More and more of us live in cities, more than half of us actually and that figure is just growing, rapidly. But it’s not in Europe or North America we live. Well some of us do. The largest and fastest growing cities we find in Asia, South America and Africa. But bigger doesn’t necessarily mean better and the challenges with pollution, overpopulation, poverty, housing, transportation, drinking water, sanitation, energy, crime, social inequality and so on seems endless. Endless cities in every sense.

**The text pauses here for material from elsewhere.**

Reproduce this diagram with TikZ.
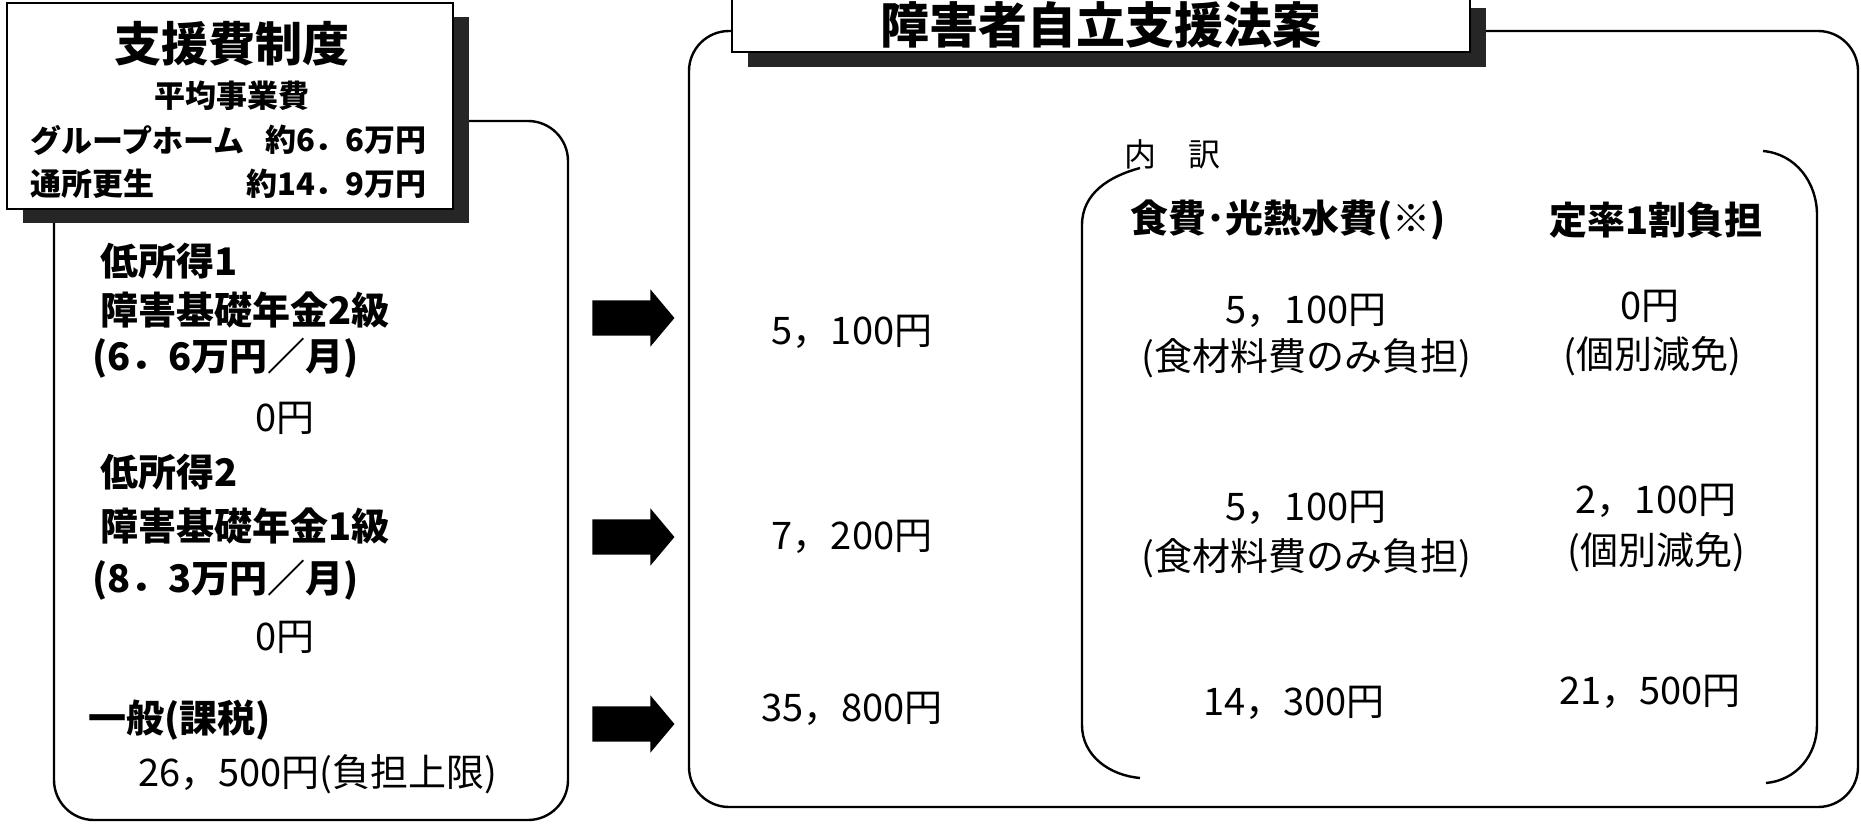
\documentclass[tikz,border=0pt]{standalone}
\usepackage{fontspec}
\setmainfont{Noto Sans CJK JP}
\usetikzlibrary{shapes.arrows}
\tikzstyle{body}=[inner sep=0pt, font=\fontsize{38}{38}\selectfont]
\tikzstyle{bbody}=[inner sep=0pt, font=\bfseries\fontsize{38}{38}\selectfont]
\tikzstyle{head}=[inner sep=0pt, font=\bfseries\fontsize{31}{31}\selectfont]
\tikzstyle{titlebox}=[draw=black, fill=white, line width=2pt]
\tikzstyle{shadow}=[fill=black!85]
\tikzstyle{frame}=[draw=black, line width=2.4pt, rounded corners=40pt]
\tikzstyle{bracket}=[draw=black, line width=2.4pt]
\tikzstyle{fatarrow}=[single arrow, fill=black, minimum height=82pt, inner sep=17.5pt, single arrow head extend=11pt, single arrow tip angle=100]

\begin{document}
\begin{tikzpicture}[x=1pt, y=-1pt]
    \useasboundingbox (0,0) rectangle (1861,825);

    % left: current system
    \draw [frame] (54,121) rectangle (568,820);
    \fill [shadow] (23,17) rectangle (469,223);
    \draw [titlebox] (7,3) rectangle (453,209);
    \node (seido) at (232,44) [inner sep=0pt, font=\bfseries\fontsize{47}{47}\selectfont] {支援費制度};
    \node (heikin) at (232,96) [head] {平均事業費};
    \node (gh) at (30,140) [head, anchor=west] {グループホーム};
    \node (ghval) at (427,140) [head, anchor=east] {約6．6万円};
    \node (tsusho) at (30,184) [head, anchor=west] {通所更生};
    \node (tsushoval) at (427,184) [head, anchor=east] {約14．9万円};

    \node (tei1) at (100,261) [bbody, anchor=west] {低所得1};
    \node (kiso2) at (100,310) [bbody, anchor=west] {障害基礎年金2級};
    \node (nenkin2) at (92,358) [bbody, anchor=west] {(6．6万円／月)};
    \node (zero1) at (285,418) [body] {0円};
    \node (tei2) at (100,472) [bbody, anchor=west] {低所得2};
    \node (kiso1) at (100,526) [bbody, anchor=west] {障害基礎年金1級};
    \node (nenkin1) at (92,580) [bbody, anchor=west] {(8．3万円／月)};
    \node (zero2) at (285,637) [body] {0円};
    \node (ippan) at (88,720) [bbody, anchor=west] {一般(課税)};
    \node (jogen) at (138,774) [body, anchor=west] {26，500円(負担上限)};

    % arrows
    \node (arr1) at (626,318) [fatarrow] {};
    \node (arr2) at (626,537) [fatarrow] {};
    \node (arr3) at (626,724) [fatarrow] {};

    % right: new law
    \draw [frame] (689,31) rectangle (1858,807);
    \fill [shadow] (748,8) rectangle (1486,67);
    \draw [titlebox] (732,-8) rectangle (1470,52);
    \node (hoan) at (1101,25) [inner sep=0pt, font=\bfseries\fontsize{49}{49}\selectfont] {障害者自立支援法案};

    \node (r1) at (852,332) [body] {5，100円};
    \node (r2) at (852,537) [body] {7，200円};
    \node (r3) at (852,709) [body] {35，800円};

    \node (uchiwake) at (1124,154) [inner sep=0pt, anchor=west, font=\fontsize{32}{32}\selectfont] {内　訳};
    \draw [bracket] (1140,168) to[out=195,in=90] (1082,225) -- (1082,725) to[out=-90,in=175] (1140,778);
    \draw [bracket] (1763,151) to[out=-5,in=90] (1817,215) -- (1817,725) to[out=-90,in=5] (1766,783);

    \node (shokuhi) at (1288,220) [bbody] {食費･光熱水費(※)};
    \node (teiritsu) at (1656,220) [bbody] {定率1割負担};
    \node (s1) at (1306,311) [body] {5，100円};
    \node (s1n) at (1306,358) [body] {(食材料費のみ負担)};
    \node (t1) at (1650,306) [body] {0円};
    \node (t1n) at (1652,356) [body] {(個別減免)};
    \node (s2) at (1306,508) [body] {5，100円};
    \node (s2n) at (1306,558) [body] {(食材料費のみ負担)};
    \node (t2) at (1656,501) [body] {2，100円};
    \node (t2n) at (1656,552) [body] {(個別減免)};
    \node (s3) at (1294,703) [body] {14，300円};
    \node (t3) at (1650,692) [body] {21，500円};
\end{tikzpicture}
\end{document}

With curiosity, camera and boots made for walking I set out to explore the streets of Mexico City, Cairo, Mumbai, Kolkata, Dhaka, Shanghai, Sao Paulo, Djakarta and Lagos. All megacities with a population of 10 or more millions, sometimes up to 20 with the greater metropolitan areas included. Cities with two, three, four times as many people than in little Norway where I live. Except from Shanghai they were all new ground to me, not that I recognized anything from my late 1980s visit there, things change fast and with just about a week in each place, accompanied with my usual jetlag and diarrhea, I am just scratching on a tiny bit of the surface here.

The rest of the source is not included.